Los artículos de Marx “El encarcelamiento de Lady Bulwer-Lytton” y “El aumento de la demencia en Gran Bretaña” (1858) son análisis y denuncia periodística contra la situación de la mujer, su sometimiento y la situación de asilos y “work houses”. Ahora Marx escracha a uno de “los líderes de la camarilla literaria del momento”, el autor de Los últimos días de Pompeya, Sir Edward Bulwer-Lytton, con la complicidad de su hijo Robert, mediante una maniobra judicial despacha a Rosina, su mujer, a un asilo recurriendo a la recomendación oficial de los “Comissioners in Lunacy” (Comisionados sobre Demencia). Marx cubrió el caso como cronista. “Qué puede hacer un hombre encantador, sino encarcelar a una pobre infeliz en un loquero, que es el único lugar para esposas no queridas”, escribió Rosina. El motivo del escándalo fue que Rosina, separada de Bulwer Lytton, al narrar los secretos de su ex, había dado pasto a la oposición. Marx ataca con nombre y apellido a los médicos que bajo la influencia del marido diagnosticaron la demencia de la mujer y trazaron su suerte trágica. Rosina habría de quedar finalmente en libertad condicional en una residencia familiar bajo la mirada vigilante de su hijo. Es decir, de un confinamiento a otro.
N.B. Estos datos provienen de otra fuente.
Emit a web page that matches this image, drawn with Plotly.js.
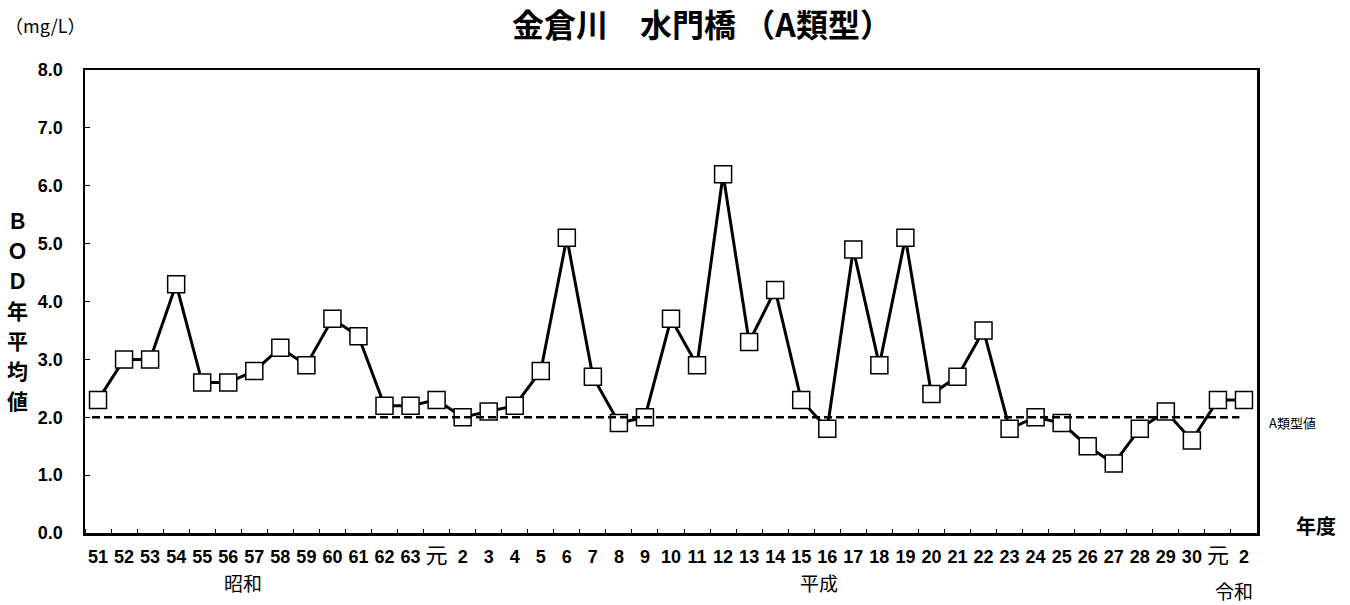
<!DOCTYPE html>
<html>
<head>
<meta charset="utf-8">
<script src="https://cdn.plot.ly/plotly-3.0.1.min.js"></script>
<style>html,body{margin:0;padding:0;background:#fff;}#chart{width:1350px;height:605px;}</style>
</head>
<body>
<div id="chart"></div>
<script>
// Fiscal year labels (Showa 51–63, Heisei 元–30, Reiwa 元–2)
var yearLabels = ["51","52","53","54","55","56","57","58","59","60","61","62","63",
  "元","2","3","4","5","6","7","8","9","10","11","12","13","14","15","16","17","18","19","20","21","22","23","24","25","26","27","28","29","30",
  "元","2"];
// BOD annual mean (mg/L)
var bodValues = [2.3,3.0,3.0,4.3,2.6,2.6,2.8,3.2,2.9,3.7,3.4,2.2,2.2,
  2.3,2.0,2.1,2.2,2.8,5.1,2.7,1.9,2.0,3.7,2.9,6.2,3.3,4.2,2.3,1.8,4.9,2.9,5.1,2.4,2.7,3.5,1.8,2.0,1.9,1.5,1.2,1.8,2.1,1.6,
  2.3,2.3];
var standardValue = 2.0; // A類型 standard
var eraLabels = ["昭和","平成","令和"];
var yTitleChars = ["Ｂ","Ｏ","Ｄ","年","平","均","値"];
var yTicks = [0,1,2,3,4,5,6,7,8];

var idx = yearLabels.map(function(_, i){ return i; });
var tickText = yearLabels.map(function(s){
  return s === "元" ? '<span style="font-family:Noto Sans CJK JP;font-size:22px;font-weight:normal">元</span>' : s;
});

var trace = {
  x: idx, y: bodValues, type: 'scatter', mode: 'lines+markers',
  line: {color: '#000', width: 3},
  marker: {symbol: 'square', size: 17, color: '#fff', line: {color: '#000', width: 1.5}},
  hoverinfo: 'skip', showlegend: false
};

var PL = 85, PB = 533, PW = 1172, PH = 463;
function px(x){ return (x - PL) / PW; }
function py(y){ return (PB - y) / PH; }

var annotations = [
  {text: '（mg/L）', xref: 'paper', yref: 'paper', x: px(45), y: py(25), xanchor: 'center', yanchor: 'middle', showarrow: false,
    font: {family: 'Noto Sans CJK JP', size: 18}},
  {text: '年度', xref: 'paper', yref: 'paper', x: px(1316), y: py(525), xanchor: 'center', yanchor: 'middle', showarrow: false,
    font: {family: 'Noto Sans CJK JP', size: 20, weight: 'bold'}},
  {text: 'A類型値', xref: 'paper', yref: 'y', x: px(1267), y: standardValue, yshift: -5, xanchor: 'left', yanchor: 'middle', showarrow: false,
    font: {family: 'Noto Sans CJK JP', size: 13}},
  {text: eraLabels[0], xref: 'x', yref: 'paper', x: 5.57, y: py(582), xanchor: 'center', yanchor: 'middle', showarrow: false,
    font: {family: 'Noto Sans CJK JP', size: 19}},
  {text: eraLabels[1], xref: 'x', yref: 'paper', x: 27.7, y: py(582), xanchor: 'center', yanchor: 'middle', showarrow: false,
    font: {family: 'Noto Sans CJK JP', size: 19}},
  {text: eraLabels[2], xref: 'x', yref: 'paper', x: 43.6, y: py(590), xanchor: 'center', yanchor: 'middle', showarrow: false,
    font: {family: 'Noto Sans CJK JP', size: 19}}
];
var yTitlePos = [220, 250, 280, 310, 340, 370, 400];
yTitleChars.forEach(function(c, i){
  annotations.push({text: c, xref: 'paper', yref: 'paper', x: px(17), y: py(yTitlePos[i]), xanchor: 'center', yanchor: 'middle',
    showarrow: false, font: {family: 'Noto Sans CJK JP', size: 21, weight: 'bold'}});
});

var layout = {
  width: 1350, height: 605,
  margin: {l: PL, r: 1350 - PL - PW, t: 70, b: 605 - PB},
  paper_bgcolor: '#fff', plot_bgcolor: '#fff',
  font: {family: 'Liberation Sans, Arial, sans-serif', color: '#000'},
  title: {text: '金倉川　水門橋 （A類型）', x: 0.52, xref: 'container', xanchor: 'center', y: 0.957, yref: 'container', yanchor: 'middle',
    font: {family: 'Noto Sans CJK JP', size: 32, weight: 'bold', color: '#000'}},
  xaxis: {
    range: [-0.5, yearLabels.length - 0.5], tickmode: 'array', tickvals: idx, ticktext: tickText,
    ticks: '', showgrid: false, zeroline: false,
    showline: true, linecolor: '#000', linewidth: 2.5, mirror: true,
    tickfont: {family: 'Liberation Sans Narrow, Arial Narrow, Liberation Sans', size: 18, weight: 'bold', color: '#000'},
    tickangle: 0, ticklabelstandoff: 6,
    minor: {tick0: 0.5, dtick: 1, ticks: 'inside', ticklen: 4, tickwidth: 1, tickcolor: '#000', showgrid: false}
  },
  yaxis: {
    range: [0, 8], tickmode: 'array', tickvals: yTicks, tickformat: '.1f',
    ticks: 'inside', ticklen: 5, tickwidth: 1, tickcolor: '#000',
    showgrid: false, zeroline: false,
    showline: true, linecolor: '#000', linewidth: 2.5, mirror: true,
    tickfont: {family: 'Liberation Sans, Arial', size: 18, weight: 'bold', color: '#000'},
    ticklabelstandoff: 16
  },
  shapes: [{type: 'line', xref: 'paper', yref: 'y', x0: 0.006, x1: 0.985, y0: standardValue, y1: standardValue,
    line: {color: '#000', width: 2.5, dash: '8px,4px'}}],
  annotations: annotations
};

Plotly.newPlot('chart', [trace], layout, {staticPlot: true, displayModeBar: false});
</script>
</body>
</html>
Al suministrar estadísticas, Marx robustece su hipótesis: “El aumento de la demencia marcha al ritmo de las exportaciones y ha superado el aumento de la población”, escribe exigiendo una investigación parlamentaria. A la vez, ataca los secretos del negocio manicomial, las casas privadas y los internados públicos, las “work-houses”, correccionales donde el hacinamiento y la crueldad son trato cotidiano. Marx no retacea la descripción del horror y es claro al explicar el funcionamiento de estas instituciones: la economía como motor.

 

A la luz de la historia reciente, en más de un aspecto, estos escritos del joven Marx, además de presentar una reverberación trágica en el presente, son pioneros en enfocar cuestiones que hacen a la liberación de la mujer. Su percepción de la mecánica del capitalismo y la lucha de clases sugiere una complejidad que sólo puede captarse en las contradicciones. En una nota anterior a estos artículos, fechada en 1844, reflexionando sobre la bajeza de la propiedad privada ya había anticipado y definido su dialéctica: “La prostitución es sólo una expresión particular de la prostitución generalizada del trabajador, y dado que la prostitución es una relación en la que no sólo cae quien se prostituye, sino también quien prostituye – cuya bajeza es mayor aún -, también el capitalista, cae en esta categoría”.